Plotting code records

— BEGIN —

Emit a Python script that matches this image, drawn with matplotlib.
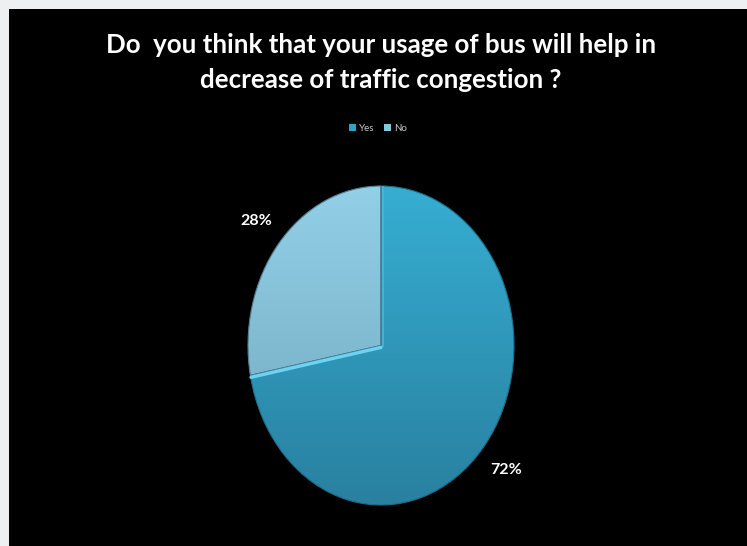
import numpy as np
import matplotlib
matplotlib.use("Agg")
import matplotlib.pyplot as plt
from matplotlib.colors import LinearSegmentedColormap
from matplotlib.patches import Rectangle

# Survey answers
categories = ["Yes", "No"]
shares = [72, 28]
title_lines = ["Do  you think that your usage of bus will help in",
               "decrease of traffic congestion ?"]

W, H = 747, 546
fig = plt.figure(figsize=(W / 100, H / 100), dpi=100)
fig.patch.set_facecolor("#eeeff1")

# black slide area
fig.patches.append(Rectangle((9 / W, 0), 1 - 9 / W, 1 - 9 / H,
                             transform=fig.transFigure, facecolor="black",
                             edgecolor="none", zorder=-5))

font = "Lato"
fig.text(381 / W, 1 - 45 / H, title_lines[0], ha="center", va="center",
         color="white", fontsize=18.6, fontweight="bold", family=font)
fig.text(381 / W, 1 - 80 / H, title_lines[1], ha="center", va="center",
         color="white", fontsize=18.6, fontweight="bold", family=font)

# pie axes: the unit circle fills the elliptical pie area
left, right, top, bottom = 248, 514, 186, 505
ax = fig.add_axes([left / W, 1 - bottom / H, (right - left) / W, (bottom - top) / H])
ax.set_facecolor("none")

base_colors = ["#30a2c6", "#86c6de"]
wedges, texts, autotexts = ax.pie(
    shares, startangle=90, counterclock=False, colors=base_colors,
    autopct="%.0f%%", pctdistance=1.22,
    wedgeprops=dict(linewidth=0),
    textprops=dict(color="white", fontsize=11.5, fontweight="bold", family=font))
ax.set_aspect("auto")
ax.set_xlim(-1, 1)
ax.set_ylim(-1, 1)
ax.axis("off")
for t in autotexts:
    t.set_clip_on(False)

# vertical gradient fill for each slice
grads = [("#36aed2", "#2980a0"), ("#92d0e8", "#70a6ba")]
g = np.linspace(1, 0, 256).reshape(-1, 1)
for w, (c_top, c_bot) in zip(wedges, grads):
    cmap = LinearSegmentedColormap.from_list("g", [c_bot, c_top])
    im = ax.imshow(g, extent=(-1, 1, -1, 1), cmap=cmap, aspect="auto",
                   origin="upper", vmin=0, vmax=1, zorder=1.5)
    im.set_clip_path(w)

# subtle outlines
wedges[0].set_edgecolor("#1d6f8a")
wedges[0].set_linewidth(0.8)
wedges[0].set_facecolor("none")
wedges[0].set_zorder(2)
wedges[1].set_edgecolor("#4f7f91")
wedges[1].set_linewidth(0.8)
wedges[1].set_facecolor("none")
wedges[1].set_zorder(2)

# bevel highlight on the Yes slice along its lower radial edge
end_deg = 90 + 360 * shares[1] / sum(shares)
th = np.deg2rad(end_deg)
ax.plot([0.0, np.cos(th) * 0.995], [-0.012, np.sin(th) - 0.012],
        color="#6cd4f2", lw=2.4, solid_capstyle="round", zorder=2.5)
ax.plot([0.012, 0.012], [0.0, 0.995], color="#45b8dc", lw=1.2, zorder=2.5)

# legend
handles = [Rectangle((0, 0), 1, 1, facecolor=c, edgecolor="none") for c in base_colors]
leg = fig.legend(handles, categories, loc="center", bbox_to_anchor=(378 / W, 1 - 128 / H),
                 ncol=2, frameon=False, labelcolor="#c8c8c8",
                 handlelength=0.7, handleheight=0.7, handletextpad=0.3,
                 columnspacing=1.0, prop=dict(family=font, size=7))

fig.savefig("out.png", dpi=100, facecolor=fig.get_facecolor())
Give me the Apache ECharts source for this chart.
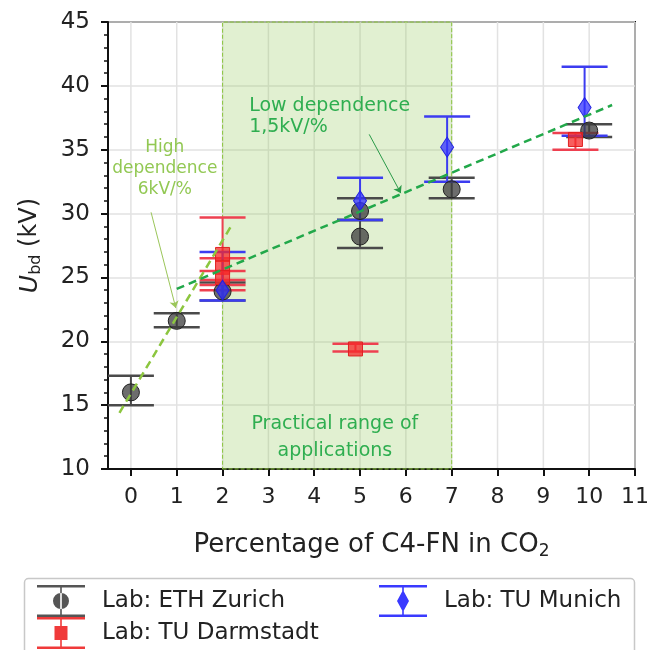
<!DOCTYPE html>
<html>
<head>
<meta charset="utf-8">
<script src="https://cdn.jsdelivr.net/npm/echarts@6/dist/echarts.min.js"></script>
<style>
	html,body{margin:0;padding:0;background:#fff;}
	#main{width:652px;height:650px;}
</style>
</head>
<body>
<div id="main"></div>
<script>
// x ticks
var xTicks = [0, 1, 2, 3, 4, 5, 6, 7, 8, 9, 10, 11];

// ETH Zurich: x, value, lower end, upper end of error bar
var ethX  = [0, 1, 2, 5, 5, 7, 10];
var ethY  = [16.0, 21.6, 23.9, 30.2, 28.2, 31.9, 36.5];
var ethLo = [15.0, 21.1, 23.2, 29.5, 27.3, 31.2, 36.0];
var ethHi = [17.3, 22.2, 24.6, 31.2, 29.5, 32.8, 37.0];

// TU Darmstadt
var darmX  = [2, 2, 2, 4.9, 9.7];
var darmY  = [26.8, 25.8, 25.0, 19.4, 35.8];
var darmLo = [24.8, 24.4, 24.0, 19.2, 35.0];
var darmHi = [29.7, 26.5, 25.5, 19.8, 36.3];

// TU Munich
var munX  = [2, 5, 6.9, 9.9];
var munY  = [24.0, 31.0, 35.2, 38.3];
var munLo = [23.2, 29.5, 32.5, 36.1];
var munHi = [27.0, 32.8, 37.6, 41.5];

// fitted lines
var highFitX = [-0.25, 2.2];
var highFitY = [14.4, 29.1];
var lowFitX  = [1.0, 10.5];
var lowFitY  = [24.1, 38.5];

// practical range
var rangeX = [2, 7];

var FONT = '"DejaVu Sans", sans-serif';

function pts(xs, ys){
	var out = [];
	for (var i = 0; i < xs.length; i++) out.push([xs[i], ys[i]]);
	return out;
}
function bars(xs, lo, hi){
	var out = [];
	for (var i = 0; i < xs.length; i++) out.push([xs[i], lo[i], hi[i]]);
	return out;
}

// error bar drawing (vertical stem + two caps)
function errRender(color){
	return function(params, api){
		var x = api.value(0);
		var pLo = api.coord([x, api.value(1)]);
		var pHi = api.coord([x, api.value(2)]);
		var w = 23;
		var st = {stroke: color, lineWidth: 2.5};
		return {
			type: 'group',
			children: [
				{type: 'line', shape: {x1: pLo[0], y1: pLo[1], x2: pHi[0], y2: pHi[1]}, style: {stroke: color, lineWidth: 2}},
				{type: 'line', shape: {x1: pHi[0] - w, y1: pHi[1], x2: pHi[0] + w, y2: pHi[1]}, style: st},
				{type: 'line', shape: {x1: pLo[0] - w, y1: pLo[1], x2: pLo[0] + w, y2: pLo[1]}, style: st}
			]
		};
	};
}

// vertical grid lines at the x ticks
function gridRender(params, api){
	var top = api.coord([api.value(0), 45]);
	var bot = api.coord([api.value(0), 10]);
	return {type: 'line', shape: {x1: top[0], y1: top[1], x2: bot[0], y2: bot[1]}, style: {stroke: '#e2e2e2', lineWidth: 1.5}};
}

var capPath = 'M0,0H48V2.5H0Z M0,29.5H48V32H0Z M23.2,0H24.8V32H23.2Z ';
var iconEth = 'path://' + capPath + 'M16,16A8,8 0 1,0 32,16A8,8 0 1,0 16,16Z';
var iconDarm = 'path://' + capPath + 'M17.5,9H30.5V23H17.5Z';
var iconMun = 'path://' + capPath + 'M24,5L30,16L24,27L18,16Z';

var ETH = 'Lab: ETH Zurich', DARM = 'Lab: TU Darmstadt', MUN = 'Lab: TU Munich';

function legendOne(name, icon, color, left, top){
	return {
		left: left, top: top, itemWidth: 48, itemHeight: 32, selectedMode: false,
		textStyle: {fontSize: 23, color: '#222', fontFamily: FONT, padding: [0, 0, 0, 12]},
		data: [{name: name, icon: icon, itemStyle: {color: color}}]
	};
}

var myChart = echarts.init(document.getElementById('main'));
myChart.setOption({
	animation: false,
	backgroundColor: '#fff',
	grid: {left: 108, right: 16, top: 22, bottom: 181, show: true, borderColor: '#111', borderWidth: 2, backgroundColor: 'transparent'},
	legend: [
		legendOne(ETH, iconEth, '#555', 32, 580),
		legendOne(DARM, iconDarm, '#f03a3a', 32, 612),
		legendOne(MUN, iconMun, '#3a3aff', 374, 580)
	],
	graphic: [{
		type: 'rect', left: 22, top: 576, shape: {width: 610, height: 90, r: 4},
		style: {fill: 'none', stroke: '#c8c8c8', lineWidth: 1.5}, silent: true
	}],
	xAxis: {
		type: 'value', min: -0.5, max: 11,
		name: 'Percentage of C4-FN in CO{s|2}', nameLocation: 'middle', nameGap: 61,
		nameTextStyle: {fontSize: 26, color: '#222', fontFamily: FONT,
			rich: {s: {fontSize: 17, color: '#222', fontFamily: FONT, verticalAlign: 'bottom', padding: [13, 0, 0, 0]}}},
		axisLine: {show: true, onZero: false, lineStyle: {color: '#111', width: 2}},
		axisTick: {show: true, length: 7, lineStyle: {color: '#111', width: 2}, customValues: xTicks},
		axisLabel: {fontSize: 22, color: '#222', fontFamily: FONT, margin: 17, customValues: xTicks},
		splitLine: {show: false}
	},
	yAxis: {
		type: 'value', min: 10, max: 45, interval: 5,
		name: '{u|U}{s|bd} (kV)', nameLocation: 'middle', nameGap: 64, nameRotate: 90,
		nameTextStyle: {fontSize: 24, color: '#222', fontFamily: FONT,
			rich: {
				u: {fontSize: 25, fontStyle: 'italic', color: '#222', fontFamily: FONT},
				s: {fontSize: 16, color: '#222', fontFamily: FONT, verticalAlign: 'bottom', padding: [12, 0, 0, 0]}
			}},
		axisLine: {show: true, onZero: false, lineStyle: {color: '#111', width: 2}},
		axisTick: {show: true, length: 7, lineStyle: {color: '#111', width: 2}},
		minorTick: {show: true, splitNumber: 5, length: 4, lineStyle: {color: '#111', width: 1.5}},
		axisLabel: {fontSize: 23, color: '#222', fontFamily: FONT, margin: 18},
		splitLine: {show: true, lineStyle: {color: '#e2e2e2', width: 1.5}}
	},
	series: [
		{type: 'custom', renderItem: gridRender, data: xTicks.map(function(v){ return [v]; }), z: 0, silent: true},
		{
			// practical range shading
			type: 'line', data: [], z: 1, silent: true,
			markArea: {
				silent: true,
				itemStyle: {color: 'rgba(146,200,90,0.28)', borderColor: '#8cc63f', borderWidth: 1, borderType: 'dashed'},
				data: [[{xAxis: rangeX[0]}, {xAxis: rangeX[1]}]]
			}
		},
		{
			// notes and arrows
			type: 'line', data: [], z: 6, silent: true,
			markLine: {
				silent: true, symbol: ['none', 'arrow'], symbolSize: 7, label: {show: false},
				data: [
					[{coord: [0.44, 30.1], lineStyle: {color: '#9bc65a', width: 1, type: 'solid'}}, {coord: [0.98, 22.6]}],
					[{coord: [5.2, 36.2], lineStyle: {color: '#2a9a48', width: 1, type: 'solid'}}, {coord: [5.89, 31.6]}]
				]
			},
			markPoint: {
				silent: true, symbol: 'circle', symbolSize: 0,
				data: [
					{coord: [0.74, 33.5], label: {show: true, formatter: 'High\ndependence\n6kV/%', color: '#92c853', fontSize: 17, lineHeight: 21, align: 'center', fontFamily: FONT}},
					{coord: [2.58, 37.6], label: {show: true, formatter: 'Low dependence\n1,5kV/%', color: '#2fae50', fontSize: 19, lineHeight: 21, align: 'left', fontFamily: FONT}},
					{coord: [4.45, 12.5], label: {show: true, formatter: 'Practical range of\napplications', color: '#2fae50', fontSize: 19, lineHeight: 27, align: 'center', fontFamily: FONT}}
				]
			}
		},
		{type: 'custom', name: ETH, renderItem: errRender('#4a4a4a'), data: bars(ethX, ethLo, ethHi), z: 3, silent: true},
		{type: 'custom', name: DARM, renderItem: errRender('#ee4050'), data: bars(darmX, darmLo, darmHi), z: 3, silent: true},
		{type: 'custom', name: MUN, renderItem: errRender('#3c3cf0'), data: bars(munX, munLo, munHi), z: 3, silent: true},
		{type: 'scatter', name: ETH, data: pts(ethX, ethY), symbol: 'circle', symbolSize: 17, z: 4,
			itemStyle: {color: 'rgba(60,60,60,0.75)', borderColor: '#222', borderWidth: 1, opacity: 1}},
		{type: 'scatter', name: DARM, data: pts(darmX, darmY), symbol: 'rect', symbolSize: 14, z: 4,
			itemStyle: {color: 'rgba(245,40,40,0.75)', borderColor: '#e02020', borderWidth: 1, opacity: 1}},
		{type: 'scatter', name: MUN, data: pts(munX, munY), symbol: 'diamond', symbolSize: [13, 20], z: 4,
			itemStyle: {color: 'rgba(50,50,255,0.75)', borderColor: '#2020e0', borderWidth: 1, opacity: 1}},
		{type: 'line', data: pts(highFitX, highFitY), showSymbol: false, z: 5, silent: true,
			lineStyle: {color: '#8cc63f', width: 2.5, type: [8, 5]}},
		{type: 'line', data: pts(lowFitX, lowFitY), showSymbol: false, z: 5, silent: true,
			lineStyle: {color: '#22a84a', width: 2.5, type: [8, 5]}}
	]
});
</script>
</body>
</html>
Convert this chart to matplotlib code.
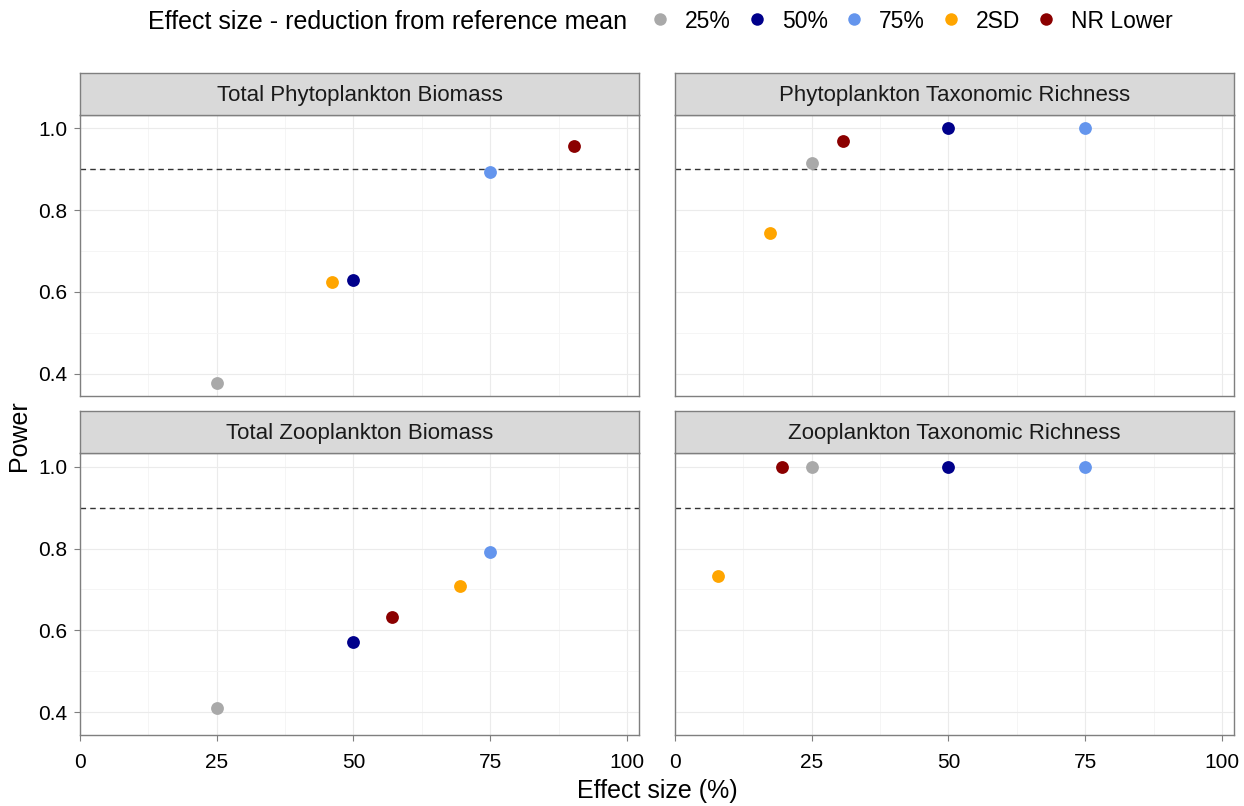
import matplotlib
matplotlib.use("Agg")
import matplotlib.pyplot as plt
from matplotlib.lines import Line2D

plt.rcParams['font.family'] = ['Liberation Sans', 'DejaVu Sans']

panels = ["Total Phytoplankton Biomass", "Phytoplankton Taxonomic Richness",
          "Total Zooplankton Biomass", "Zooplankton Taxonomic Richness"]
groups = ["25%", "50%", "75%", "2SD", "NR Lower"]
colors = ["#A9A9A9", "#00008B", "#6495ED", "#FFA500", "#8B0000"]

# effect size (%) and power per group, per panel
effect_phyto_biomass = [25, 50, 75, 46.0, 90.4]
power_phyto_biomass = [0.378, 0.628, 0.893, 0.624, 0.958]
effect_phyto_rich = [25, 50, 75, 17.4, 30.8]
power_phyto_rich = [0.915, 1.0, 1.0, 0.744, 0.970]
effect_zoo_biomass = [25, 50, 75, 69.5, 57.1]
power_zoo_biomass = [0.410, 0.571, 0.792, 0.708, 0.633]
effect_zoo_rich = [25, 50, 75, 7.8, 19.6]
power_zoo_rich = [1.0, 1.0, 1.0, 0.734, 1.0]

effects = [effect_phyto_biomass, effect_phyto_rich, effect_zoo_biomass, effect_zoo_rich]
powers = [power_phyto_biomass, power_phyto_rich, power_zoo_biomass, power_zoo_rich]
threshold = 0.9

W, H = 1244, 806
fig = plt.figure(figsize=(W / 100, H / 100), dpi=100)

# panel boxes in pixels
cols = [(80, 639), (675, 1234)]
rows = [(73, 115, 396), (411, 453, 735)]
border = "#7F7F7F"

for i, name in enumerate(panels):
    r, c = divmod(i, 2)
    l, rr = cols[c]
    st, pt, pb = rows[r]
    ax = fig.add_axes([l / W, 1 - pb / H, (rr - l) / W, (pb - pt) / H])
    ax.set_xlim(0, 102.2)
    ax.set_ylim(0.345, 1.033)
    ax.set_xticks([0, 25, 50, 75, 100])
    ax.set_xticks([12.5, 37.5, 62.5, 87.5], minor=True)
    ax.set_yticks([0.4, 0.6, 0.8, 1.0])
    ax.set_yticks([0.5, 0.7, 0.9], minor=True)
    ax.grid(True, which='major', color='#EBEBEB', lw=0.8)
    ax.grid(True, which='minor', color='#F4F4F4', lw=0.6)
    ax.set_axisbelow(True)
    for s in ax.spines.values():
        s.set_color(border)
        s.set_linewidth(1.0)
    ax.tick_params(which='minor', length=0)
    ax.tick_params(which='major', length=4, color=border, labelsize=15, labelcolor='black')
    ax.tick_params(axis='x', pad=9)
    ax.tick_params(axis='y', pad=5)
    if c == 1:
        ax.tick_params(axis='y', labelleft=False, length=0)
    if r == 0:
        ax.tick_params(axis='x', labelbottom=False, length=0)
    else:
        ax.set_xticklabels(["0", "25", "50", "75", "100"])
    if c == 0:
        ax.set_yticklabels(["0.4", "0.6", "0.8", "1.0"])
    ax.axhline(threshold, color='#333333', lw=1.0, ls=(0, (4, 3)), zorder=2)
    for g, col, x, y in zip(groups, colors, effects[i], powers[i]):
        ax.scatter([x], [y], s=85, color=col, zorder=3, linewidths=0)
    # strip
    sax = fig.add_axes([l / W, 1 - pt / H, (rr - l) / W, (pt - st) / H])
    sax.set_xticks([]); sax.set_yticks([])
    sax.set_facecolor('#D9D9D9')
    for s in sax.spines.values():
        s.set_color(border)
        s.set_linewidth(1.0)
    sax.text(0.5, 0.47, name, ha='center', va='center', fontsize=16, color='#1A1A1A',
             transform=sax.transAxes)

fig.text(19 / W, 1 - 436 / H, "Power", rotation=90, ha='center', va='center', fontsize=18)
fig.text(657 / W, 1 - 791 / H, "Effect size (%)", ha='center', va='center', fontsize=18)

fig.text(148 / W, 1 - 22 / H, "Effect size - reduction from reference mean", ha='left',
         va='center', fontsize=18)
handles = [Line2D([], [], ls='none', marker='o', markersize=9, markerfacecolor=c,
                  markeredgewidth=0) for c in colors]
fig.legend(handles, groups, ncol=5, loc='center left', bbox_to_anchor=(651 / W, 1 - 21 / H),
           frameon=False, fontsize=16.5, handlelength=0.8, handletextpad=0.69,
           columnspacing=0.73, borderpad=0, borderaxespad=0)

fig.savefig("out.png", dpi=100)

— END —

Starting at the first line of the entries, restate word for word everything through the line that holds "of traffic congestion", both ends included, but omit any pictures.

» **Exercise solution**
Emit a Python script that matches this image, drawn with matplotlib.
import numpy as np
import matplotlib
matplotlib.use("Agg")
import matplotlib.pyplot as plt
from matplotlib.colors import LinearSegmentedColormap
from matplotlib.patches import Rectangle

# Survey answers
categories = ["Yes", "No"]
shares = [72, 28]
title_lines = ["Do  you think that your usage of bus will help in",
               "decrease of traffic congestion ?"]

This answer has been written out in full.